Drawing from the Edge - Statement

Drawing from the Edge
Drawing from the Edge explores the use of perception and memories of landscapes as a resource for imagination. I am interested in using strategies to dissolve and disrupt familiar narratives in order to capture the new and undefined at the edges of perception. While grounded in the material reality of the small mysterious Himalayan kingdom of Bhutan, the photographs aren’t about Bhutan per se, but rather explore and draw from the edges of my Western mind and the exposure to Asian and Buddhist cultures. The constructed landscapes of this series call attention to the way in which landscapes come into being; but only in relationship to elements such as weather, gaze, mood, memory, history, culture, and the desire that frames them.
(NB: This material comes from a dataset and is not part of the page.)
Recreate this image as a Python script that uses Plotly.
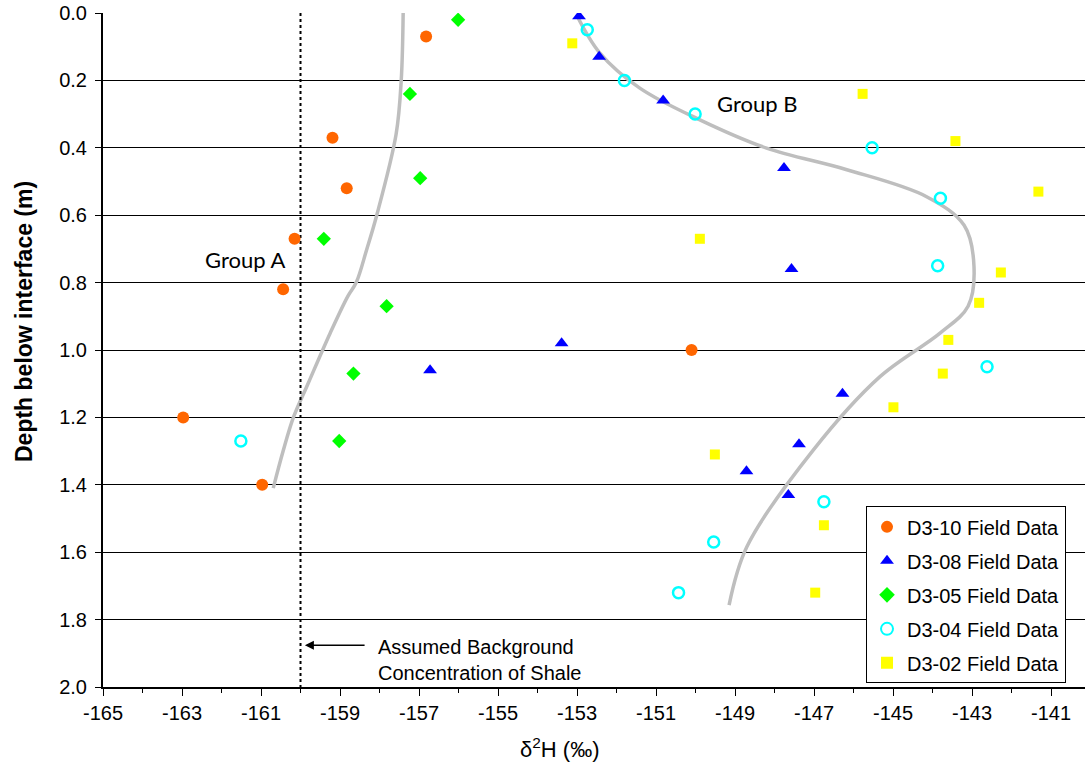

My landscapes are composites created from a series of unrelated events rather than capturing one distinct location. They call our attention to seeing perception as a creative action in which sensation and memory combine to form subjective narratives, which, in turn, can be molded and transformed. In the high altitudes of Bhutan, the thinner atmosphere and the mist combine to produce a white haze – lifting and falling – and in the process create the visual appearance of soft edges
visually dissolving the materiality of a landscape. The boundary breaks the flow of the continuous nature of reality, temporarily drawing our attention to what is within. And at the boundary – the edge – is where “something new begins its presencing” (Heidegger 1971, p. 154).
I started making marks, emerging from the edges of my newly combined photographs. I drew from within the image inside the frame to sketch out a possible emergence of something new. A new image of thought arises from the juxtaposition, freed from history and offering a new reality.